В современной англосаксонской литературе немало подобных произведений. Именно это свойство, которое я попытался вам здесь образно представить, – то, что англосаксонская литература насквозь пронизана реальной действительностью, – это свойство и обеспечивает ей то же растущее вширь влияние, какого достигли и англосаксонская политика, и англосаксонская экономика.
Английский писатель играет в обществе и в жизни своей страны совершенно иную роль, нежели немецкий писатель. Немецкое общество постоянно призывает своего писателя к порядку, непрерывно кричит ему: «Писатель, знай свое место!» Причем под его местом оно понимает его душу.

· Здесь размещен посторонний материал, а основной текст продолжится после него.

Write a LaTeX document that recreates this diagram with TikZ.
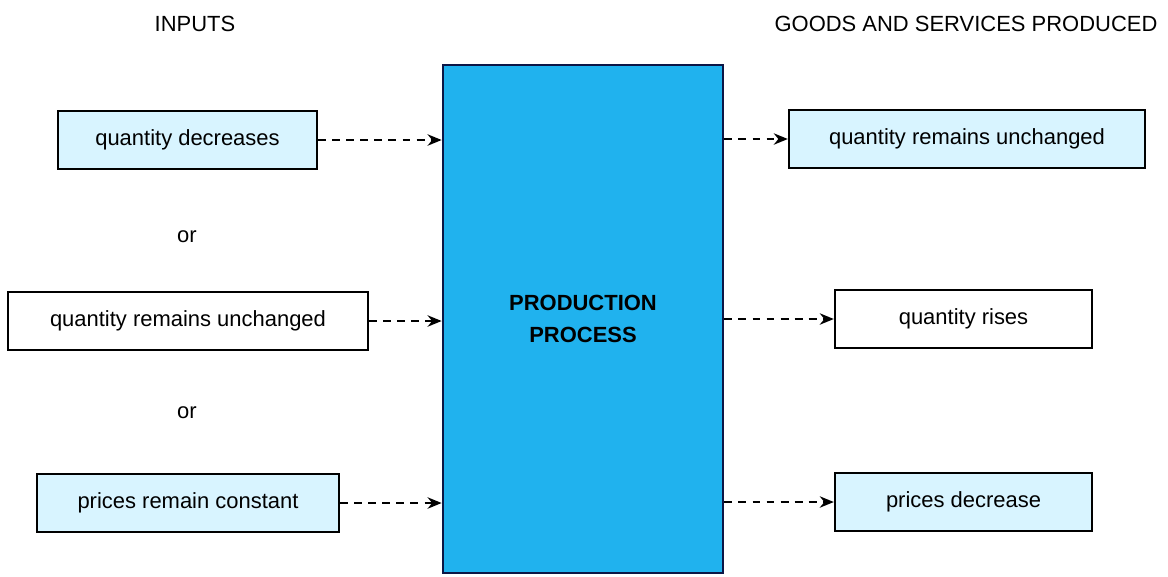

Если же немецкий писатель выберет материал из действительности, из современности, критика сразу же отступает в область эстетики, кричит о нездоровой сенсационности, о погоне за эффектами, объявляет обращение поэта к актуальным проблемам «журналистским», лишенным поэзии и примитивным.

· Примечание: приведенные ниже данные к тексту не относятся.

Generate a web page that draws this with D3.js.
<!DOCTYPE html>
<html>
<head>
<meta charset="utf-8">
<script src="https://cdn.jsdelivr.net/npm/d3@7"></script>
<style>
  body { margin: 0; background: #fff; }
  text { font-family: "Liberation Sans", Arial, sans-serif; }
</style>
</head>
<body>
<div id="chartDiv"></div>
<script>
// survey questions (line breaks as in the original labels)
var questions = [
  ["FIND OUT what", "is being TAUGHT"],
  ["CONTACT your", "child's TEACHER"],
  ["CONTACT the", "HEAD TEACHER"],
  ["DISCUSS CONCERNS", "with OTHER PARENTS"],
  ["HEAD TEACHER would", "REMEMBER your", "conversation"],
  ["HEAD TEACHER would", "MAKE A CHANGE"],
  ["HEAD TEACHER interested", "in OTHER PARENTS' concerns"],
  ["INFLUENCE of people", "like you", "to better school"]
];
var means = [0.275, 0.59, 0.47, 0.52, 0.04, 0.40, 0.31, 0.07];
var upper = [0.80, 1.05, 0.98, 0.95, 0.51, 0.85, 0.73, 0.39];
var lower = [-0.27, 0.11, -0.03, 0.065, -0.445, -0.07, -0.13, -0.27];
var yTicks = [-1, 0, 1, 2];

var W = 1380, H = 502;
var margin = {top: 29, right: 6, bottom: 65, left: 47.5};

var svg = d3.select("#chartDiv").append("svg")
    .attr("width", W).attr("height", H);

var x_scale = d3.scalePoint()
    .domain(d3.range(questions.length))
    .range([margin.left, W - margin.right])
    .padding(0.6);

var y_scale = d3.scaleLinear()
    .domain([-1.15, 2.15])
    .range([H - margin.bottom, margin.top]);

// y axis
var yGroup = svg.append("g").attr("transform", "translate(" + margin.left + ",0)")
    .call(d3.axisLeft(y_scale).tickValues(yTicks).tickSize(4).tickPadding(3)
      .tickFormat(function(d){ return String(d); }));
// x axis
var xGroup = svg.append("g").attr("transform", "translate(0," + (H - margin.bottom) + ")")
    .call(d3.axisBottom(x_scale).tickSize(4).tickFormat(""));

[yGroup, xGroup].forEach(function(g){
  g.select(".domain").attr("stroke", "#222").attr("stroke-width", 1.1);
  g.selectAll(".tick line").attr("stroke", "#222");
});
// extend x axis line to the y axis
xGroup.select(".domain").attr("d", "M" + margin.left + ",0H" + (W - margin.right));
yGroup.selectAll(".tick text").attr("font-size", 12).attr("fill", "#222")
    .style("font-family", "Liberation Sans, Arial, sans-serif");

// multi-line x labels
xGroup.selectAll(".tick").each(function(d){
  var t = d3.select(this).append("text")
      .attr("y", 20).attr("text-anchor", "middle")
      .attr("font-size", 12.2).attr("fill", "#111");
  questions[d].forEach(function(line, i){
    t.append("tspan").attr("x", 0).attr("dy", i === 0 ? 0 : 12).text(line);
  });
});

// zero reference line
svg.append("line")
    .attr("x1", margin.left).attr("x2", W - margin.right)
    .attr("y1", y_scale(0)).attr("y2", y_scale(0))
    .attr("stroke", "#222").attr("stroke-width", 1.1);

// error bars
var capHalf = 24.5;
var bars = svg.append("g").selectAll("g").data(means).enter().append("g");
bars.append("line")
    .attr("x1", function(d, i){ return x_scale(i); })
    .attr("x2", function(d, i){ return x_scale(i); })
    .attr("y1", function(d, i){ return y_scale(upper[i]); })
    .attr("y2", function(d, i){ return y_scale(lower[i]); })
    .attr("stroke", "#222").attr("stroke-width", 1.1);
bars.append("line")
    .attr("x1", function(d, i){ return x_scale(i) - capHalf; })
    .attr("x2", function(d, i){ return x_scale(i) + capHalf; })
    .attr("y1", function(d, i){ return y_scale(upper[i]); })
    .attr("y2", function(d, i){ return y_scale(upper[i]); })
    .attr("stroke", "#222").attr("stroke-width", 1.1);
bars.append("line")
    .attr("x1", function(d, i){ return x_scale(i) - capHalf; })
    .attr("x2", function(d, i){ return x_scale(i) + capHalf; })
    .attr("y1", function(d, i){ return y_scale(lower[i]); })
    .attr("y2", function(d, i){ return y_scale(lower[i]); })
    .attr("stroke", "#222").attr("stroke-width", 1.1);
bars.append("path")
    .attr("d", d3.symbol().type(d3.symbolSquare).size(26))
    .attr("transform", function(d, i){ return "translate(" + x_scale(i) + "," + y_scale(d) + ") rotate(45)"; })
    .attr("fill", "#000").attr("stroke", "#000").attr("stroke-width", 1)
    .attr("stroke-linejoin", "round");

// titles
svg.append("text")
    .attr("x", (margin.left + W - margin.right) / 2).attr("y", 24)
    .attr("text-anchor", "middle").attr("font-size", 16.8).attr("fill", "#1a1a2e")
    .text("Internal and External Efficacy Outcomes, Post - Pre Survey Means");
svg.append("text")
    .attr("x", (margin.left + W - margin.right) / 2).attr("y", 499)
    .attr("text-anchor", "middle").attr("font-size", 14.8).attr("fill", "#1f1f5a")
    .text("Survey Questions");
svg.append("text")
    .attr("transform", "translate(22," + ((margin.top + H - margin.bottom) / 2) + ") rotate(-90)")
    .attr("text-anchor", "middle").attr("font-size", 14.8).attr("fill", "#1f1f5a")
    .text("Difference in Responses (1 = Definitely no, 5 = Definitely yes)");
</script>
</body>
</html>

Но именно примитивный здравый смысл обеспечивает англосаксонскому писателю его значимость. Когда англичане спрашивают меня, кого из ныне живущих английских писателей я считаю самым великим, я всегда называю имя одного воинственного империалистического поэта[95], которого, как я полагаю, назвали бы большинство немецких писателей. Но из десяти спрашивающих англичан девять изумленно восклицают: «Как вы можете считать этого человека нашим величайшим писателем! Он же ни о чем не способен судить здраво, он же глуп!» Никому не приходит в голову усомниться в творческой силе этого человека; но они не признают его из-за неумения разобраться в фактах, относятся к нему с той же неприязнью, с какой, например, Гете относился когда-то к поэту Генриху фон Клейсту[96], не признавая его за неумение воссоздать физическую действительность.

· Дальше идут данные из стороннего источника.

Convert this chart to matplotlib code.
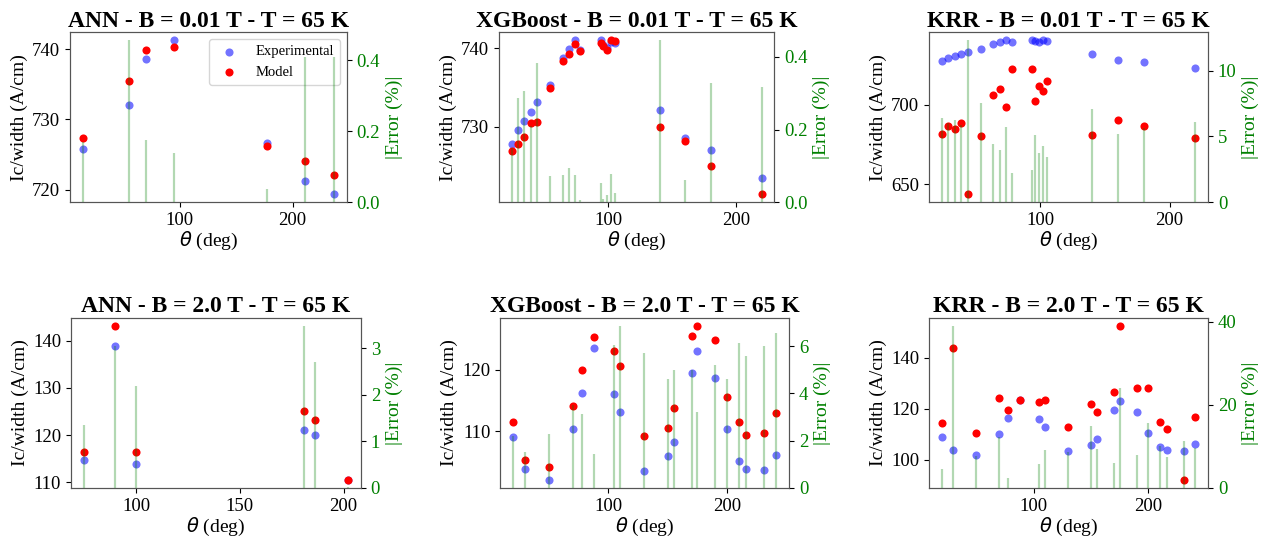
import numpy as np
import matplotlib.pyplot as plt
from matplotlib.ticker import MultipleLocator

plt.rcParams['font.family'] = ['Liberation Serif', 'DejaVu Serif']
plt.rcParams['mathtext.fontset'] = 'dejavusans'

# ANN, B = 0.01 T
theta_ann1 = [14, 55, 70, 95, 177, 211, 237]
exp_ann1 = [725.7, 732.1, 738.6, 741.3, 726.6, 721.2, 719.3]
mod_ann1 = [727.3, 735.4, 739.9, 740.3, 726.2, 724.0, 722.1]
err_ann1 = [0.17, 0.457, 0.176, 0.138, 0.038, 0.41, 0.41]

# XGBoost / KRR, B = 0.01 T (same test angles)
theta_b1 = [24, 29, 34, 39, 44, 54, 64, 69, 74, 78, 94, 96, 99, 102, 105, 140, 160, 180, 220]
exp_b1 = [727.8, 729.6, 730.7, 731.9, 733.2, 735.3, 738.8, 739.9, 741.1, 739.8, 741.1, 740.5,
          740.0, 740.8, 740.7, 732.1, 728.5, 727.0, 723.4]
mod_xgb1 = [726.9, 727.8, 728.7, 730.4, 730.6, 734.9, 738.4, 739.3, 740.6, 739.7, 740.7, 740.3,
            739.8, 741.1, 741.0, 730.0, 728.2, 724.9, 721.3]
err_xgb1 = [0.15, 0.286, 0.306, 0.21, 0.384, 0.071, 0.075, 0.094, 0.076, 0.005, 0.054, 0.01,
            0.02, 0.077, 0.025, 0.446, 0.06, 0.327, 0.316]
mod_krr1 = [681.6, 687.0, 684.9, 688.9, 643.5, 680.1, 706.3, 710.3, 699.0, 722.6, 722.6, 702.3,
            712.1, 709.0, 715.3, 680.8, 690.6, 687.0, 679.3]
err_krr1 = [6.36, 6.0, 6.23, 5.85, 12.3, 7.56, 4.4, 4.0, 5.7, 2.2, 2.47, 5.1,
            3.7, 4.25, 3.4, 7.1, 5.17, 5.6, 6.1]

# ANN, B = 2.0 T
theta_ann2 = [75, 90, 100, 181, 186, 202]
exp_ann2 = [114.7, 138.9, 113.9, 121.0, 120.0, 110.4]
mod_ann2 = [116.3, 143.2, 116.3, 125.1, 123.1, 110.4]
err_ann2 = [1.35, 3.05, 2.2, 3.48, 2.7, 0.03]

# XGBoost / KRR, B = 2.0 T
theta_b2 = [20, 30, 50, 70, 78, 88, 105, 110, 130, 150, 155, 170, 175, 190, 200, 210, 216, 231, 241]
exp_b2 = [109.1, 103.8, 102.0, 110.3, 116.3, 123.5, 116.1, 113.1, 103.5, 106.0, 108.2, 119.5,
          123.0, 118.7, 110.4, 105.1, 103.8, 103.6, 106.1]
mod_xgb2 = [111.5, 105.3, 104.2, 114.1, 120.0, 125.3, 123.0, 120.7, 109.2, 110.5, 113.7, 125.5,
            127.2, 124.9, 115.6, 111.5, 109.3, 109.7, 113.0]
err_xgb2 = [2.2, 1.53, 2.27, 3.5, 3.12, 1.42, 6.04, 6.85, 5.69, 4.6, 5.0, 5.0,
            3.23, 5.19, 4.62, 6.14, 5.6, 6.0, 6.57]
mod_krr2 = [114.6, 143.9, 110.7, 124.4, 119.4, 123.6, 122.7, 123.3, 112.9, 121.8, 118.8, 126.5,
            152.6, 128.3, 128.0, 114.9, 112.0, 92.05, 116.8]
err_krr2 = [4.66, 39.0, 7.8, 12.3, 2.4, 0.1, 5.7, 9.2, 8.7, 14.9, 9.5, 5.9,
            24.2, 7.9, 15.6, 10.0, 7.5, 11.3, 9.6]

fig = plt.figure(figsize=(12.65, 5.45), dpi=100)


def panel(rect, title, theta, exp, mod, err, steps, legend=False):
    xstep, ystep, estep = steps
    ax = fig.add_axes(rect)
    ax.scatter(theta, exp, s=34, color='blue', alpha=0.55, linewidths=0, label='Experimental')
    ax.scatter(theta, mod, s=34, color='red', linewidths=0, label='Model')
    ax.set_title(title, fontsize=17, fontweight='bold', pad=4)
    ax.set_xlabel(r'$\theta$ (deg)', fontsize=14, labelpad=1)
    ax.set_ylabel('Ic/width (A/cm)', fontsize=14, labelpad=3)
    ax.xaxis.set_major_locator(MultipleLocator(xstep))
    ax.yaxis.set_major_locator(MultipleLocator(ystep))
    ax.tick_params(labelsize=13.5)
    for s in ax.spines.values():
        s.set_color('#555555')
    if legend:
        ax.legend(loc='upper right', fontsize=10.5, borderaxespad=0.5)

    ax2 = ax.twinx()
    ax2.vlines(theta, 0, err, color='green', alpha=0.3, linewidth=1.6)
    ax2.set_ylim(0, max(err) * 1.05)
    ax2.yaxis.set_major_locator(MultipleLocator(estep))
    ax2.set_ylabel('|Error (%)|', color='green', fontsize=14)
    ax2.tick_params(axis='y', labelcolor='green', labelsize=13.5)
    for s in ax2.spines.values():
        s.set_color('#555555')
    return ax, ax2


panel([0.0553, 0.629, 0.219, 0.312], 'ANN - B = 0.01 T - T = 65 K',
      theta_ann1, exp_ann1, mod_ann1, err_ann1, (100, 10, 0.2), legend=True)
panel([0.3945, 0.629, 0.2174, 0.312], 'XGBoost - B = 0.01 T - T = 65 K',
      theta_b1, exp_b1, mod_xgb1, err_xgb1, (100, 10, 0.2))
panel([0.7344, 0.629, 0.2206, 0.312], 'KRR - B = 0.01 T - T = 65 K',
      theta_b1, exp_b1, mod_krr1, err_krr1, (100, 50, 5))

panel([0.0561, 0.1046, 0.2292, 0.312], 'ANN - B = 2.0 T - T = 65 K',
      theta_ann2, exp_ann2, mod_ann2, err_ann2, (50, 10, 1))
panel([0.3953, 0.1046, 0.2285, 0.312], 'XGBoost - B = 2.0 T - T = 65 K',
      theta_b2, exp_b2, mod_xgb2, err_xgb2, (100, 10, 2))
panel([0.7344, 0.1046, 0.2206, 0.312], 'KRR - B = 2.0 T - T = 65 K',
      theta_b2, exp_b2, mod_krr2, err_krr2, (100, 20, 20))

plt.savefig('out.png', dpi=100)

С другой стороны, именно эта обязательная предпосылка – владение незаурядным интеллектом – делает крупного английского писателя в глазах своего народа не только большим художником, но и большим человеком. В одном лондонском кабинете восковых фигур рядом с летчиком Ч.Линдбергом[97] стоит писатель Г.-Дж.Уэллс. Я смутно подозреваю, что в мюнхенском кабинете восковых фигур едва ли потерпели бы изображение Томаса Манна рядом с восковой куклой Гитлера.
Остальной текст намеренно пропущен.